With the economy and the weather slowly improving, the barbecue grill beckons. But the pork chops could be out of reach.

Sticker shock is arriving at a supermarket meat case near you, as cattle, hog and poultry prices soar in speculator-influenced commodity markets.

The upturn has put an end to a long downward spiral for livestock producers, who until recently have been losing money on every animal they brought to market.

Given the recent strength in retail sales overall, U.S. consumers may be willing to pay a little more for their animal protein. But that’s no sure thing, and some farmers worry about the steeper price tags on tenderloins and spare ribs while the unemployment rate is at 9.7%.

“It is a big concern,” said Brent Scholl, a Polo, Ill., pork producer. “We need a product that people are going to want, even if it costs more.”

For the last two years, meat prices have sagged, and retail shoppers have enjoyed good deals at the farmer’s expense.

Scholl, who heads the Illinois Pork Producers Assn., said he marketed 13,000 hogs at an average loss of $22 apiece during 2008 and 2009.

Now he’s making almost that much in profit on every pig he sells, and he is using the futures market to lock in favorable prices for months to come, Scholl said.
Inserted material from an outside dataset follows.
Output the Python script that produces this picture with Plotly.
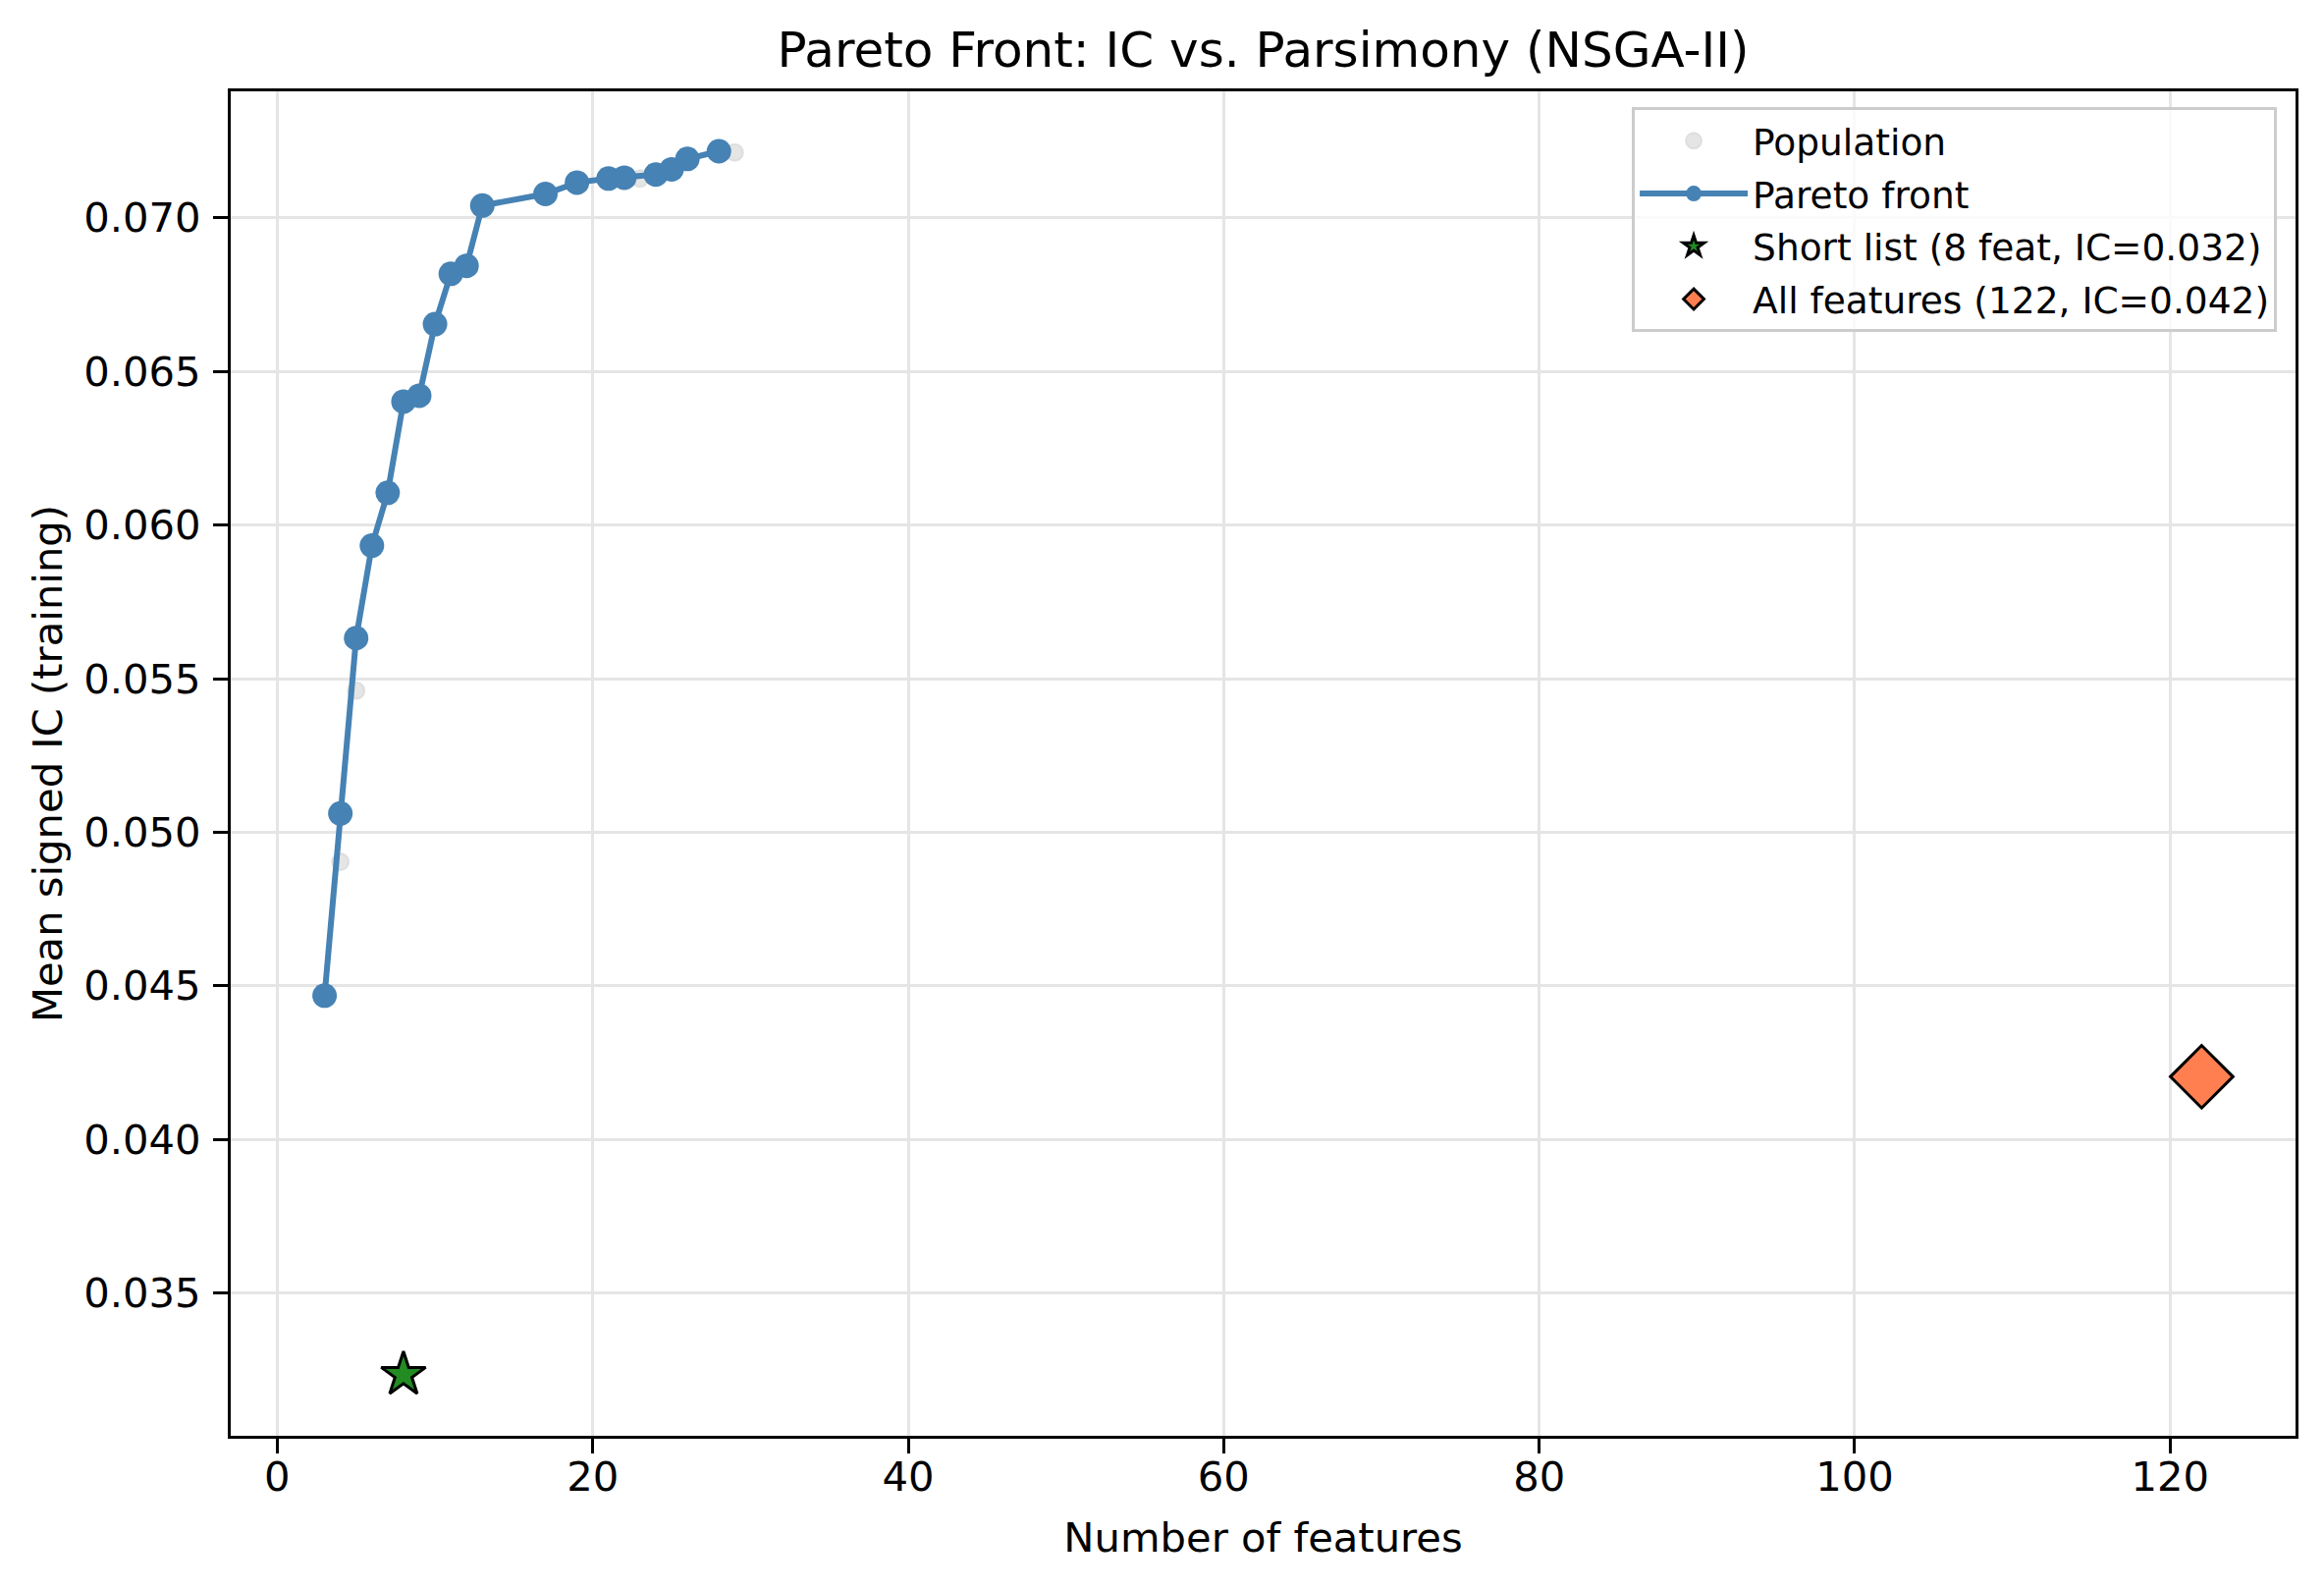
import plotly.graph_objects as go

# ---- data ----
pareto_n = [3, 4, 5, 6, 7, 8, 9, 10, 11, 12, 13, 17, 19, 21, 22, 24, 25, 26, 28]
pareto_ic = [0.04468, 0.05061, 0.05632, 0.05933, 0.06105, 0.06402, 0.06421, 0.06654,
             0.06818, 0.06844, 0.07040, 0.07078, 0.07115, 0.07128, 0.07131, 0.07141,
             0.07158, 0.07192, 0.07217]

population_n = [4, 5, 23, 29]
population_ic = [0.04904, 0.05461, 0.07128, 0.07213]

short_n = [8]
short_ic = [0.03234]

all_n = [122]
all_ic = [0.04204]

x_ticks = [0, 20, 40, 60, 80, 100, 120]
y_ticks = [0.035, 0.040, 0.045, 0.050, 0.055, 0.060, 0.065, 0.070]

FONT = "DejaVu Sans"

fig = go.Figure()

fig.add_trace(go.Scatter(
    x=population_n, y=population_ic, mode="markers", name="Population",
    legendgroup="a",
    marker=dict(size=17, color="rgba(211,211,211,0.6)",
                line=dict(width=2, color="rgba(211,211,211,0.6)")),
))
fig.add_trace(go.Scatter(
    x=pareto_n, y=pareto_ic, mode="lines+markers", name="Pareto front",
    legendgroup="b",
    line=dict(color="#4682b4", width=6),
    marker=dict(size=25, color="#4682b4"),
))
fig.add_trace(go.Scatter(
    x=short_n, y=short_ic, mode="markers", name="Short list (8 feat, IC=0.032)",
    legendgroup="c",
    marker=dict(symbol="star", size=34, color="#228b22",
                line=dict(width=3, color="black")),
))
fig.add_trace(go.Scatter(
    x=all_n, y=all_ic, mode="markers", name="All features (122, IC=0.042)",
    legendgroup="d",
    marker=dict(symbol="diamond", size=49, color="#ff7f50",
                line=dict(width=3, color="black")),
))

axis_common = dict(
    showline=True, mirror=True, linecolor="black", linewidth=3.3,
    ticks="outside", ticklen=15, tickwidth=3.3, tickcolor="black",
    showgrid=True, gridcolor="#e5e5e5", gridwidth=3.3,
    zeroline=False, automargin=False,
    tickfont=dict(family=FONT, size=41.7, color="black"),
)

fig.update_layout(
    width=2367, height=1618,
    margin=dict(l=235, r=29, t=93, b=156),
    paper_bgcolor="white", plot_bgcolor="white",
    font=dict(family=FONT, color="black"),
    title=dict(text="Pareto Front: IC vs. Parsimony (NSGA-II)",
               font=dict(family=FONT, size=50, color="black"),
               x=0.5, xref="paper", xanchor="center",
               y=1 - 50 / 1618, yref="container", yanchor="middle"),
    xaxis=dict(axis_common, range=[-2.95, 127.95], tickvals=x_ticks,
               ticklabelstandoff=-12,
               title=dict(text="Number of features",
                          font=dict(family=FONT, size=41.7), standoff=24)),
    yaxis=dict(axis_common, range=[0.03035, 0.07412], tickvals=y_ticks,
               tickformat=".3f", ticklabelstandoff=4,
               title=dict(text="Mean signed IC (training)",
                          font=dict(family=FONT, size=41.7), standoff=9)),
    legend=dict(x=0.991, y=0.988, xanchor="right", yanchor="top",
                bgcolor="rgba(255,255,255,0.8)", bordercolor="#cccccc",
                borderwidth=3, font=dict(family=FONT, size=37.5, color="black"),
                tracegroupgap=2, itemwidth=110),
    showlegend=True,
)

fig.write_html("out.html")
The U.S. Department of Agriculture recently forecast sharply higher prices for cattle and hogs through the summer.

Hedge fund managers and other speculators have been buying, attracted by the trading action. Many view commodities as a hedge against inflation, and they account for a sizable share of open contracts.

Two years ago, when gasoline at the pump topped out at more than $4 a gallon, speculators took the blame. So far in the livestock markets, they’re “a factor” but not the primary reason for the recent run-up, said Ronald Plain, an agricultural economist at the University of Missouri.